WHAT YOU SHOULD DO - Will you write out all the entries below exactly?

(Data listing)
________________

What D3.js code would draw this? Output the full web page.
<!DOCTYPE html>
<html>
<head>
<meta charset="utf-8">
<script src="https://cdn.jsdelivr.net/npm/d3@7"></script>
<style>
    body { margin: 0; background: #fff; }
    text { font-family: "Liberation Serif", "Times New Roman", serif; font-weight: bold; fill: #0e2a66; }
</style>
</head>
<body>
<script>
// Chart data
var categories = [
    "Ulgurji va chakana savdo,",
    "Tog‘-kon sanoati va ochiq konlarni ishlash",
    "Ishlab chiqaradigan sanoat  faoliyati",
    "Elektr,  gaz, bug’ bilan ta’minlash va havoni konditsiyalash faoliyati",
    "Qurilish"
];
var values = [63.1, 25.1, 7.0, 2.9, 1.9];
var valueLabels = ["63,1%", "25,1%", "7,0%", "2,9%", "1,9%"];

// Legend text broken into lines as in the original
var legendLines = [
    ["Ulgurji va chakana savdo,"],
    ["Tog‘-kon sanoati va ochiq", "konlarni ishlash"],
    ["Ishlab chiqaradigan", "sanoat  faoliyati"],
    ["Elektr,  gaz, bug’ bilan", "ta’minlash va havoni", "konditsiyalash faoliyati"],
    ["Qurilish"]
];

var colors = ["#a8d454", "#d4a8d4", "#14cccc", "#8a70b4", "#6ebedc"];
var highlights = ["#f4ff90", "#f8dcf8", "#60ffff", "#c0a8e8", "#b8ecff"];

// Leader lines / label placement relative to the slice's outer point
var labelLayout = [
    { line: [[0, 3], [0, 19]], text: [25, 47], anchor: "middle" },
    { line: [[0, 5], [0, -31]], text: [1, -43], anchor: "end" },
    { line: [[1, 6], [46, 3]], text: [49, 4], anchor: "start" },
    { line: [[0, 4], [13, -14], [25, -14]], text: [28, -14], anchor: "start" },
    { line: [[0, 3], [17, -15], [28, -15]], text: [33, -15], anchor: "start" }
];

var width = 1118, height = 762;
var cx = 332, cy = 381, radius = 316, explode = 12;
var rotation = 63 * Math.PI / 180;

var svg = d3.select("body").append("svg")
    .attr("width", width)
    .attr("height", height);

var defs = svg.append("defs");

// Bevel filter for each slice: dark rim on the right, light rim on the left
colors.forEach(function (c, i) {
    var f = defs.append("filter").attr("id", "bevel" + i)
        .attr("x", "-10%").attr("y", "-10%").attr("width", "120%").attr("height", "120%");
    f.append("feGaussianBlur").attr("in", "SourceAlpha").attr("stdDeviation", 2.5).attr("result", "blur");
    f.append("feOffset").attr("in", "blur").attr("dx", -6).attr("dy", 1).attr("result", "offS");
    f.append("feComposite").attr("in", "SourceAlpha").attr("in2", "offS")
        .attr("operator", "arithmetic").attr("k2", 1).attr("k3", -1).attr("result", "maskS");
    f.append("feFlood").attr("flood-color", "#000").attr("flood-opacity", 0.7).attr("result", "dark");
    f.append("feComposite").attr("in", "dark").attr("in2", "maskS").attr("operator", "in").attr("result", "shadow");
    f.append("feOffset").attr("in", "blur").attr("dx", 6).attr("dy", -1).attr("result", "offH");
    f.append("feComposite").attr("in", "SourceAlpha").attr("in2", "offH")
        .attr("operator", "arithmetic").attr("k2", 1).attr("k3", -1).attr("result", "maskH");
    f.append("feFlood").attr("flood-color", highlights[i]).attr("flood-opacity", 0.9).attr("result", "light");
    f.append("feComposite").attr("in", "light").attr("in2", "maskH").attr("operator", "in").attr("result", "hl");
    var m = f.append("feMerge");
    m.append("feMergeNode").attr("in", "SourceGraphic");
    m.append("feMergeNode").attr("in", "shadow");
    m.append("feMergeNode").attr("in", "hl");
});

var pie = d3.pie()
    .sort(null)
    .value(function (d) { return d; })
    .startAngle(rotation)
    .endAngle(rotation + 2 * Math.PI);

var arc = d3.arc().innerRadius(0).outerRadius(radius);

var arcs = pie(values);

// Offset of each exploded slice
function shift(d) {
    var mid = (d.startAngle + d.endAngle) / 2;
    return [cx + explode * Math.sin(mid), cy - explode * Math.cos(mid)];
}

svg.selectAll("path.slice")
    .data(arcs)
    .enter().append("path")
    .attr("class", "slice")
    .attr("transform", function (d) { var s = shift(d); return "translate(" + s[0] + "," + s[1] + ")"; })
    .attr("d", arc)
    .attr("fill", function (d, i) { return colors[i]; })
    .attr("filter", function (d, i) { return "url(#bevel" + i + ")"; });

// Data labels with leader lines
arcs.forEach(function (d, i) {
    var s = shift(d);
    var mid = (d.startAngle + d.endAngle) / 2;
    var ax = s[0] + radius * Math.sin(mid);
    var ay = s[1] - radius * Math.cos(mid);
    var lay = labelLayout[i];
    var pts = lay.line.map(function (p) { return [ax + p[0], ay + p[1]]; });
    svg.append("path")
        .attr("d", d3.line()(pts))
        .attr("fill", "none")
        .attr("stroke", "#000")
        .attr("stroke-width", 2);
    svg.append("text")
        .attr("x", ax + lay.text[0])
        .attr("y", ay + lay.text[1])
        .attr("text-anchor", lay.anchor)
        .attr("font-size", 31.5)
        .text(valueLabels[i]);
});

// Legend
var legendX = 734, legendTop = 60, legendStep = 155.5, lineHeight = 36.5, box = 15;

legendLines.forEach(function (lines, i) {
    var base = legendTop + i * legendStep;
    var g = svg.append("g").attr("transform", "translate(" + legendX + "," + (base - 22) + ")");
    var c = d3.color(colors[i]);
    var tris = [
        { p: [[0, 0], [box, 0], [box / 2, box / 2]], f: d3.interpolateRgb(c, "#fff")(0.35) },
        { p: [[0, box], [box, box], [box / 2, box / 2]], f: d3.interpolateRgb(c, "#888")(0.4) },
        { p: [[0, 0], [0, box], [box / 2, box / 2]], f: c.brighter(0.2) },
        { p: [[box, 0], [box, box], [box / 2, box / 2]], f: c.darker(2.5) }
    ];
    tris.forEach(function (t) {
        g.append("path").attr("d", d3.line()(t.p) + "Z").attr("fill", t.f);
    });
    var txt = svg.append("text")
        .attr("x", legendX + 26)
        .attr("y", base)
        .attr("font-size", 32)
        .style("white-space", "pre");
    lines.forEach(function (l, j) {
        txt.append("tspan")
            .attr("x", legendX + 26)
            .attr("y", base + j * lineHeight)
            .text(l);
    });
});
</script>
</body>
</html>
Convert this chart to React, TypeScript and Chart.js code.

________________

EXERCISE SOLUTION -
What D3.js code would draw this? Output the full web page.
<!DOCTYPE html>
<html>
<head>
<meta charset="utf-8">
<script src="https://cdn.jsdelivr.net/npm/d3@7"></script>
<style>
    body { margin: 0; background: #fff; }
    text { font-family: "Liberation Serif", "Times New Roman", serif; font-weight: bold; fill: #0e2a66; }
</style>
</head>
<body>
<script>
// Chart data
var categories = [
    "Ulgurji va chakana savdo,",
    "Tog‘-kon sanoati va ochiq konlarni ishlash",
    "Ishlab chiqaradigan sanoat  faoliyati",
    "Elektr,  gaz, bug’ bilan ta’minlash va havoni konditsiyalash faoliyati",
    "Qurilish"
];
var values = [63.1, 25.1, 7.0, 2.9, 1.9];
var valueLabels = ["63,1%", "25,1%", "7,0%", "2,9%", "1,9%"];

// Legend text broken into lines as in the original
var legendLines = [
    ["Ulgurji va chakana savdo,"],
    ["Tog‘-kon sanoati va ochiq", "konlarni ishlash"],
    ["Ishlab chiqaradigan", "sanoat  faoliyati"],
    ["Elektr,  gaz, bug’ bilan", "ta’minlash va havoni", "konditsiyalash faoliyati"],
    ["Qurilish"]
];

var colors = ["#a8d454", "#d4a8d4", "#14cccc", "#8a70b4", "#6ebedc"];
var highlights = ["#f4ff90", "#f8dcf8", "#60ffff", "#c0a8e8", "#b8ecff"];

// Leader lines / label placement relative to the slice's outer point
var labelLayout = [
    { line: [[0, 3], [0, 19]], text: [25, 47], anchor: "middle" },
    { line: [[0, 5], [0, -31]], text: [1, -43], anchor: "end" },
    { line: [[1, 6], [46, 3]], text: [49, 4], anchor: "start" },
    { line: [[0, 4], [13, -14], [25, -14]], text: [28, -14], anchor: "start" },
    { line: [[0, 3], [17, -15], [28, -15]], text: [33, -15], anchor: "start" }
];

var width = 1118, height = 762;
var cx = 332, cy = 381, radius = 316, explode = 12;
var rotation = 63 * Math.PI / 180;

var svg = d3.select("body").append("svg")
    .attr("width", width)
    .attr("height", height);

var defs = svg.append("defs");

// Bevel filter for each slice: dark rim on the right, light rim on the left
colors.forEach(function (c, i) {
    var f = defs.append("filter").attr("id", "bevel" + i)
        .attr("x", "-10%").attr("y", "-10%").attr("width", "120%").attr("height", "120%");
    f.append("feGaussianBlur").attr("in", "SourceAlpha").attr("stdDeviation", 2.5).attr("result", "blur");
    f.append("feOffset").attr("in", "blur").attr("dx", -6).attr("dy", 1).attr("result", "offS");
    f.append("feComposite").attr("in", "SourceAlpha").attr("in2", "offS")
        .attr("operator", "arithmetic").attr("k2", 1).attr("k3", -1).attr("result", "maskS");
    f.append("feFlood").attr("flood-color", "#000").attr("flood-opacity", 0.7).attr("result", "dark");
    f.append("feComposite").attr("in", "dark").attr("in2", "maskS").attr("operator", "in").attr("result", "shadow");
    f.append("feOffset").attr("in", "blur").attr("dx", 6).attr("dy", -1).attr("result", "offH");
    f.append("feComposite").attr("in", "SourceAlpha").attr("in2", "offH")
        .attr("operator", "arithmetic").attr("k2", 1).attr("k3", -1).attr("result", "maskH");
    f.append("feFlood").attr("flood-color", highlights[i]).attr("flood-opacity", 0.9).attr("result", "light");
    f.append("feComposite").attr("in", "light").attr("in2", "maskH").attr("operator", "in").attr("result", "hl");
    var m = f.append("feMerge");
    m.append("feMergeNode").attr("in", "SourceGraphic");
    m.append("feMergeNode").attr("in", "shadow");
    m.append("feMergeNode").attr("in", "hl");
});

var pie = d3.pie()
    .sort(null)
    .value(function (d) { return d; })
    .startAngle(rotation)
    .endAngle(rotation + 2 * Math.PI);

var arc = d3.arc().innerRadius(0).outerRadius(radius);

var arcs = pie(values);

// Offset of each exploded slice
function shift(d) {
    var mid = (d.startAngle + d.endAngle) / 2;
    return [cx + explode * Math.sin(mid), cy - explode * Math.cos(mid)];
}

svg.selectAll("path.slice")
    .data(arcs)
    .enter().append("path")
    .attr("class", "slice")
    .attr("transform", function (d) { var s = shift(d); return "translate(" + s[0] + "," + s[1] + ")"; })
    .attr("d", arc)
    .attr("fill", function (d, i) { return colors[i]; })
    .attr("filter", function (d, i) { return "url(#bevel" + i + ")"; });

// Data labels with leader lines
arcs.forEach(function (d, i) {
    var s = shift(d);
    var mid = (d.startAngle + d.endAngle) / 2;
    var ax = s[0] + radius * Math.sin(mid);
    var ay = s[1] - radius * Math.cos(mid);
    var lay = labelLayout[i];
    var pts = lay.line.map(function (p) { return [ax + p[0], ay + p[1]]; });
    svg.append("path")
        .attr("d", d3.line()(pts))
        .attr("fill", "none")
        .attr("stroke", "#000")
        .attr("stroke-width", 2);
    svg.append("text")
        .attr("x", ax + lay.text[0])
        .attr("y", ay + lay.text[1])
        .attr("text-anchor", lay.anchor)
        .attr("font-size", 31.5)
        .text(valueLabels[i]);
});

// Legend
var legendX = 734, legendTop = 60, legendStep = 155.5, lineHeight = 36.5, box = 15;

legendLines.forEach(function (lines, i) {
    var base = legendTop + i * legendStep;
    var g = svg.append("g").attr("transform", "translate(" + legendX + "," + (base - 22) + ")");
    var c = d3.color(colors[i]);
    var tris = [
        { p: [[0, 0], [box, 0], [box / 2, box / 2]], f: d3.interpolateRgb(c, "#fff")(0.35) },
        { p: [[0, box], [box, box], [box / 2, box / 2]], f: d3.interpolateRgb(c, "#888")(0.4) },
        { p: [[0, 0], [0, box], [box / 2, box / 2]], f: c.brighter(0.2) },
        { p: [[box, 0], [box, box], [box / 2, box / 2]], f: c.darker(2.5) }
    ];
    tris.forEach(function (t) {
        g.append("path").attr("d", d3.line()(t.p) + "Z").attr("fill", t.f);
    });
    var txt = svg.append("text")
        .attr("x", legendX + 26)
        .attr("y", base)
        .attr("font-size", 32)
        .style("white-space", "pre");
    lines.forEach(function (l, j) {
        txt.append("tspan")
            .attr("x", legendX + 26)
            .attr("y", base + j * lineHeight)
            .text(l);
    });
});
</script>
</body>
</html>
Convert this chart to React, TypeScript and Chart.js code.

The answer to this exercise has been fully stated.